Delaware Opening Doors to Innovative Talent Management Strategies
The Delaware Department of Education is requesting proposals to develop and launch a statewide teacher recruitment and talent management portal – enabling districts and schools to have access to potential educator candidates at their fingertips.
The portal is part of Delaware’s Race to the Top initiative, signed off by every district in its plans for years two through four, in which the state hopes to:
- have at least 1,000 applicants using the portal, with at least a 25 percent increase in the number of teacher applicants by 2013-2014;
- develop functionality to allow applicants to fill out one application for multiple districts, minimizing time and maximizing potential to complete;
- create customizable portals for the state and districts in order to utilize innovative hiring practices tailored to their needs;
- coordinate efforts with external groups, such as www.teach.gov; and
- provide real-time data on talent management efforts to better equip districts and schools with actionable strategies around recruitment, selection, and hiring.
As a former teacher, I can vouch for the potential benefit this will have for all involved. I remember nearing the end of my two-year Teach For America commitment and staring at the byzantine teacher application process required by surrounding districts and contemplating the usefulness of spending an hour or two entering every conceivable piece of information (i.e. college transcripts, which can wait until after the interview and before the job offer). This reality, along with other district policies, such as intra-district transfer rules, is one of the primary reasons I ended up at KIPP – I was only required to submit my resume and cover letter directly to the principal with no bureaucracy and no red tape!
The idea of simplifying and centralizing educator talent management practices isn’t new – in fact, it is something Vision 2015 has advocated for previously and other states and organizations have implemented with success. While the benefits of a streamlined process for applicants are clear, I recognize that districts might be reluctant to participate given the enormous incentive to hold on to highly-quality candidates – which is particularly acute in hard-to-staff schools and subjects. This possible reluctance is no doubt magnified by our archaic funding system, which has traditionally left districts and schools scrambling late into the summer to find teachers, which only compounds the problem.

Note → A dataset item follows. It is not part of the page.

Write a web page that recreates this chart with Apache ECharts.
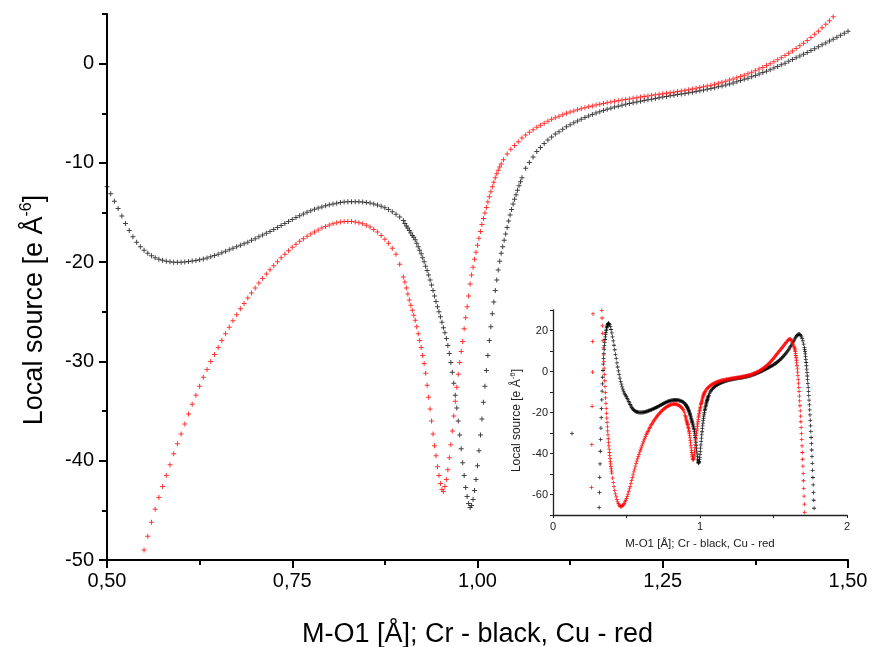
<!DOCTYPE html>
<html><head><meta charset="utf-8">
<script src="https://cdn.jsdelivr.net/npm/echarts@6/dist/echarts.min.js"></script>
<style>html,body{margin:0;padding:0;background:#fff}#c{width:873px;height:647px}</style>
</head><body><div id="c"></div>
<script>
// ---------- DATA ----------
// x positions of each segment: start + i*step (the file's sampling grid)
// Cr (black)
const crLone = [[0.129, -30.3]];
const crRiseStart = 0.314, crRiseStep = 0.002;
const crRise = [-66.3,-59.0,-51.6,-45.1,-38.9,-33.2,-27.6,-22.5,-18.0,-13.8,-9.6,-6.0,-2.8,0.5,3.6,6.4,8.8,10.8,12.6,14.2,15.6,16.9,18.0,19.0,19.9,20.7,21.4,22.0,22.5,22.9,23.2,23.4,23.5,23.4];
const crMidStart = 0.385, crMidStep = 0.005;
const crMid = [22.9,21.9,20.5,18.8,16.9,14.9,12.8,10.6,8.4,6.3,4.2,2.2,0.3,-1.5,-3.2,-4.8,-6.2,-7.5,-8.6,-9.6,-10.5,-11.2,-11.85,
-12.4,-13.1,-13.85,-14.6,-15.35,-16.1,-16.8,-17.45,-18.0,-18.45,-18.8,-19.1,-19.35,-19.55,-19.7,-19.8,-19.9,-19.95,-20.0,-20.0,
-20.0,-19.97,-19.93,-19.88,-19.82,-19.75,-19.67,-19.57,-19.45,-19.33,-19.2,-19.05,-18.9,-18.75,-18.6,-18.45,-18.3,-18.15,-17.98,-17.8,
-17.63,-17.45,-17.27,-17.08,-16.9,-16.7,-16.5,-16.3,-16.1,-15.9,-15.7,-15.5,-15.32,-15.15,-14.98,-14.82,-14.68,-14.55,-14.43,-14.32,
-14.22,-14.13,-14.06,-14.0,-13.95,-13.92,-13.9,-13.9,-13.91,-13.94,-13.98,-14.05,-14.13,-14.24,-14.37,-14.52,-14.7,-14.92,-15.17,-15.45,-15.8];
const crDipStart = 0.902, crDipStep = 0.002;
const crDip = [-16.1,-16.35,-16.55,-16.8,-17.05,-17.3,-17.5,-17.75,-18.1,-18.45,-18.8,-19.15,-19.55,-19.95,-20.4,-20.85,-21.3,-21.8,-22.3,-22.85,
-23.4,-23.95,-24.5,-25.0,-25.5,-26.05,-26.6,-27.1,-27.7,-28.4,-29.2,-30.1,-31.1,-32.2,-33.4,-34.7,-36.0,-37.4,-38.8,-40.2,
-41.5,-42.7,-43.6,-44.3,-44.7,-44.5,-43.9,-43.0,-41.9,-40.5,-39.0,-37.4,-35.8,-34.1,-32.5,-30.9,-29.4,-27.9,-26.5,-25.2,
-24.0,-22.85,-21.8,-20.8,-19.9,-19.1,-18.45,-17.8,-17.15,-16.5,-15.85,-15.25,-14.7,-14.15,-13.65,-13.2,-12.75,-12.3,-11.9,-11.5];
const crHighStart = 1.065, crHighStep = 0.005;
const crHigh = [-10.55,-9.95,-9.4,-8.85,-8.45,-8.05,-7.7,-7.4,-7.1,-6.85,-6.6,-6.37,-6.15,-5.95,-5.77,-5.6,-5.43,-5.27,-5.12,-4.98,
-4.85,-4.72,-4.6,-4.49,-4.38,-4.28,-4.19,-4.1,-4.02,-3.94,-3.86,-3.79,-3.72,-3.65,-3.58,-3.51,-3.44,-3.37,-3.3,-3.23,
-3.18,-3.12,-3.06,-3.0,-2.94,-2.87,-2.8,-2.73,-2.66,-2.58,-2.5,-2.42,-2.34,-2.25,-2.15,-2.05,-1.94,-1.82,-1.7,-1.58,
-1.46,-1.33,-1.19,-1.05,-0.9,-0.76,-0.61,-0.45,-0.29,-0.12,0.05,0.23,0.41,0.59,0.77,0.95,1.13,1.32,1.51,1.7,
1.89,2.08,2.27,2.46,2.65,2.85,3.05,3.25,3.5,3.75,4.0,4.27,4.55,4.85,5.15,5.47,5.8,6.15,6.5,6.87,
7.25,7.65,8.07,8.5,8.95,9.42,9.9,10.4,10.95,11.5,12.1,12.7,13.35,14.0,14.65,15.3,15.9,16.5,17.05,17.55,
17.95,18.2,18.25,18.05,17.6,16.9,16.0,14.9,13.4,11.6];
const crFallStart = 1.712, crFallStep = 0.002;
const crFall = [10.7,9.7,8.6,7.3,5.9,4.4,2.8,1.2,-0.5,-2.2,-4.0,-5.8,-7.7,-9.7,-11.8,-14.0,-16.3,-18.7,-21.2,-23.8,
-26.5,-29.3,-32.2,-35.2,-38.3,-41.5,-44.8,-48.2,-51.7,-55.3,-59.0,-62.8,-66.7,-70.7];

// Cu (red)
const cuLeft = [[0.262,-56.6],[0.264,-35.7],[0.266,-17.0],[0.268,-0.3],[0.270,14.6],[0.272,28.1]];
const cuDropStart = 0.332, cuDropStep = 0.002;
const cuDrop = [29.8,26.1,22.3,18.6,15.0,11.5,8.1,4.8,1.6,-1.5,-4.5,-7.4,-10.2,-12.9,-15.5,-18.0,-20.4,-22.7,-24.9,-27.0,
-29.0,-30.9,-32.8,-34.6,-36.3,-37.9,-39.5,-41.0,-42.4,-43.8,-45.1,-46.3,-47.5,-48.6,-49.6];
const cuMidStart = 0.405, cuMidStep = 0.005;
const cuMid = [-52.0,-54.2,-56.2,-58.0,-59.7,-61.2,-62.5,-63.6,-64.5,-65.2,-65.6,-65.8,-65.8,-65.6,-65.3,-64.9,-64.3,-63.6,-62.8,
-61.9,-60.9,-59.8,-58.6,-57.3,-56.0,-54.6,-53.2,-51.8,-50.4,-49.0,-47.6,-46.2,-44.9,-43.7,-42.6,-41.5,-40.4,-39.3,-38.3,
-37.3,-36.3,-35.3,-34.3,-33.4,-32.5,-31.6,-30.8,-30.0,-29.3,-28.6,-27.9,-27.2,-26.55,-25.9,-25.3,-24.7,-24.15,-23.6,-23.1,
-22.6,-22.1,-21.65,-21.2,-20.75,-20.35,-19.95,-19.55,-19.2,-18.85,-18.5,-18.2,-17.9,-17.65,-17.4,-17.15,-16.95,-16.75,-16.55,-16.4,
-16.25,-16.13,-16.03,-15.96,-15.91,-15.89,-15.9,-15.94,-16.02,-16.13,-16.27,-16.45,-16.7,-16.97,-17.3,-17.68,-18.1,-18.6,-19.2,-20.2,-21.5];
const cuDipStart = 0.902, cuDipStep = 0.002;
const cuDip = [-22.0,-22.6,-23.2,-23.8,-24.35,-24.85,-25.35,-25.85,-26.5,-27.2,-27.9,-28.6,-29.4,-30.2,-31.2,-32.4,-33.6,-34.8,-36.0,-37.3,
-38.5,-39.5,-40.6,-41.5,-42.3,-42.9,-43.1,-42.6,-41.9,-40.9,-39.7,-38.4,-37.0,-35.5,-34.0,-32.6,-31.3,-30.1,-29.0,-28.0,
-26.7,-25.6,-24.5,-23.4,-22.2,-21.3,-20.5,-19.7,-19.0,-18.3,-17.6,-16.9,-16.2,-15.6,-15.05,-14.5,-13.95,-13.4,-12.9,-12.4,
-11.95,-11.5,-11.1,-10.75,-10.4,-10.1];
const cuHighStart = 1.035, cuHighStep = 0.005;
const cuHigh = [-9.67,-9.1,-8.62,-8.25,-7.87,-7.5,
-7.2,-6.9,-6.65,-6.4,-6.2,-6.0,-5.8,-5.6,-5.45,-5.3,-5.15,-5.0,-4.88,-4.76,-4.65,-4.54,-4.44,-4.35,-4.26,-4.17,
-4.09,-4.01,-3.94,-3.87,-3.8,-3.73,-3.67,-3.61,-3.55,-3.49,-3.43,-3.37,-3.31,-3.25,-3.19,-3.13,-3.08,-3.03,-2.98,-2.93,
-2.87,-2.81,-2.75,-2.69,-2.62,-2.55,-2.48,-2.41,-2.33,-2.25,-2.17,-2.08,-1.98,-1.88,-1.77,-1.66,-1.54,-1.42,-1.29,-1.16,
-1.02,-0.87,-0.71,-0.55,-0.38,-0.2,-0.01,0.18,0.38,0.59,0.81,1.04,1.28,1.53,1.79,2.06,2.34,2.64,2.95,3.27,
3.61,3.96,4.33,4.72,5.12,5.54,5.97,6.42,6.85,7.3,7.75,8.2,8.65,9.1,9.55,10.0,10.45,10.9,11.35,11.8,
12.25,12.7,13.15,13.6,14.05,14.5,14.95,15.35,15.7,15.9,15.75,15.4,14.9,14.2,13.35,12.3];
const cuFallStart = 1.642, cuFallStep = 0.002;
const cuFall = [11.8,11.2,10.5,9.7,8.8,7.8,6.7,5.5,4.2,2.8,1.3,-0.3,-2.0,-3.8,-5.7,-7.7,-9.8,-12.0,-14.3,-16.7,
-19.2,-21.8,-24.5,-27.3,-30.2,-33.2,-36.3,-39.5,-42.8,-46.2,-49.7,-53.3,-57.0,-60.8,-64.7,-68.7];

// axis ticks
const mainYLabels = [-50, -40, -30, -20, -10, 0];
const mainYMinor = [-45, -35, -25, -15, -5, 5];
const insetYLabels = [-60, -40, -20, 0, 20];

// ---------- build ----------
function seg(start, step, vals) { return vals.map((v, i) => [Math.round((start + i * step) * 10000) / 10000, v]); }
const crData = [].concat(crLone, seg(crRiseStart, crRiseStep, crRise), seg(crMidStart, crMidStep, crMid),
  seg(crDipStart, crDipStep, crDip), seg(crHighStart, crHighStep, crHigh), seg(crFallStart, crFallStep, crFall));
const cuData = [].concat(cuLeft, seg(cuDropStart, cuDropStep, cuDrop), seg(cuMidStart, cuMidStep, cuMid),
  seg(cuDipStart, cuDipStep, cuDip), seg(cuHighStart, cuHighStep, cuHigh), seg(cuFallStart, cuFallStep, cuFall));

const FONT = 'Liberation Sans, Arial, sans-serif';
const PLUS = 'path://M2,0L3,0L3,2L5,2L5,3L3,3L3,5L2,5L2,3L0,3L0,2L2,2Z';
const BLACK = '#000000', RED = '#ff0000';

function sc(name, data, color, xi, yi, size, op) {
  return { type: 'scatter', name, data, xAxisIndex: xi, yAxisIndex: yi, symbol: PLUS, symbolSize: size,
    itemStyle: { color, opacity: op }, silent: true, clip: true, animation: false, z: 3 };
}

const chart = echarts.init(document.getElementById('c'), null, { renderer: 'canvas' });
chart.setOption({
  backgroundColor: '#ffffff',
  animation: false,
  textStyle: { fontFamily: FONT },
  grid: [
    { left: 107, top: 14, width: 741, height: 546, containLabel: false, outerBoundsMode: 'none' },
    { left: 553, top: 310, width: 294, height: 205, containLabel: false, outerBoundsMode: 'none' }
  ],
  xAxis: [
    { type: 'value', gridIndex: 0, min: 0.5, max: 1.5, interval: 0.25,
      axisLine: { onZero: false, lineStyle: { color: '#000', width: 2 } },
      axisTick: { length: 8, lineStyle: { color: '#000', width: 2 } },
      minorTick: { show: true, splitNumber: 2, length: 5, lineStyle: { color: '#000', width: 2 } },
      splitLine: { show: false }, minorSplitLine: { show: false },
      axisLabel: { fontSize: 20, color: '#000', margin: 11, fontFamily: FONT,
        formatter: v => v.toFixed(2).replace('.', ',') },
      name: 'M-O1 [Å]; Cr - black, Cu - red', nameLocation: 'middle', nameGap: 61,
      nameTextStyle: { fontSize: 27, color: '#000', fontFamily: FONT } },
    { type: 'value', gridIndex: 1, min: 0, max: 2, interval: 1,
      axisLine: { onZero: false, lineStyle: { color: '#222', width: 1.3 } },
      axisTick: { length: 3, lineStyle: { color: '#222', width: 1 } },
      minorTick: { show: true, splitNumber: 2, length: 3, lineStyle: { color: '#222', width: 1 } },
      splitLine: { show: false }, minorSplitLine: { show: false },
      axisLabel: { fontSize: 11, color: '#222', margin: 6, fontFamily: FONT },
      name: 'M-O1 [Å]; Cr - black, Cu - red', nameLocation: 'middle', nameGap: 23,
      nameTextStyle: { fontSize: 11.5, color: '#222', fontFamily: FONT } }
  ],
  yAxis: [
    { type: 'value', gridIndex: 0, position: 'left', offset: 0, min: -50, max: 5, interval: 5,
      axisLine: { show: true, onZero: false, lineStyle: { color: '#000', width: 2 } },
      axisTick: { length: 8, customValues: mainYLabels, lineStyle: { color: '#000', width: 2 } },
      splitLine: { show: false },
      axisLabel: { fontSize: 20, color: '#000', margin: 13, fontFamily: FONT, customValues: mainYLabels },
      name: 'Local source [e Å{sup|-6}]', nameLocation: 'middle', nameGap: 56, nameRotate: 90,
      nameTextStyle: { fontSize: 27, color: '#000', fontFamily: FONT, lineHeight: 32, padding: [0, 46, 0, 0],
        rich: { sup: { fontSize: 16, fontFamily: FONT, color: '#000', verticalAlign: 'top', lineHeight: 32 } } } },
    { type: 'value', gridIndex: 0, position: 'left', offset: 0, min: -50, max: 5, interval: 5,
      axisLine: { show: false, onZero: false },
      axisTick: { length: 5, customValues: mainYMinor, lineStyle: { color: '#000', width: 2 } },
      axisLabel: { show: false }, splitLine: { show: false } },
    { type: 'value', gridIndex: 1, position: 'left', min: -70, max: 30, interval: 10,
      axisLine: { show: true, onZero: false, lineStyle: { color: '#222', width: 1.3 } },
      axisTick: { length: 3, lineStyle: { color: '#222', width: 1 } },
      splitLine: { show: false },
      axisLabel: { fontSize: 11, color: '#222', margin: 5, fontFamily: FONT, customValues: insetYLabels },
      name: 'Local source [e Å{sup|-6}]', nameLocation: 'middle', nameGap: 29, nameRotate: 90,
      nameTextStyle: { fontSize: 12, color: '#222', fontFamily: FONT, lineHeight: 15, padding: [0, 16, 0, 0],
        rich: { sup: { fontSize: 8, fontFamily: FONT, color: '#222', verticalAlign: 'top', lineHeight: 15 } } } }
  ],
  series: [
    sc('Cr', crData, BLACK, 0, 0, 5, 0.75),
    sc('Cu', cuData, RED, 0, 0, 5, 0.8),
    sc('Cr inset', crData, BLACK, 1, 2, 4, 0.85),
    sc('Cu inset', cuData, RED, 1, 2, 4, 0.9)
  ]
});
</script>
</body></html>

However, once launched, I would wager that it will work out better for all parties in the end. For starters, with increased access to opportunities for both applicants and districts, the probability of finding the right fit increases along with the likelihood of job satisfaction and retention, which will improve campus culture and decrease attrition costs. Second, access to a real-time dashboard will enable districts and schools to compare hiring practices amongst their peers, allowing them to share and implement best practices for recruiting top talent. And third, as we continue to roll out our DPAS II evaluation system, we will have access to a treasure trove of data that will be able to help us determine what programs are producing the talent, further refining districts’ ability to recruit and select the best and brightest.
While there are no doubt challenges ahead, I’m excited by the prospect of a statewide talent management portal in Delaware and its place within our larger education reform puzzle.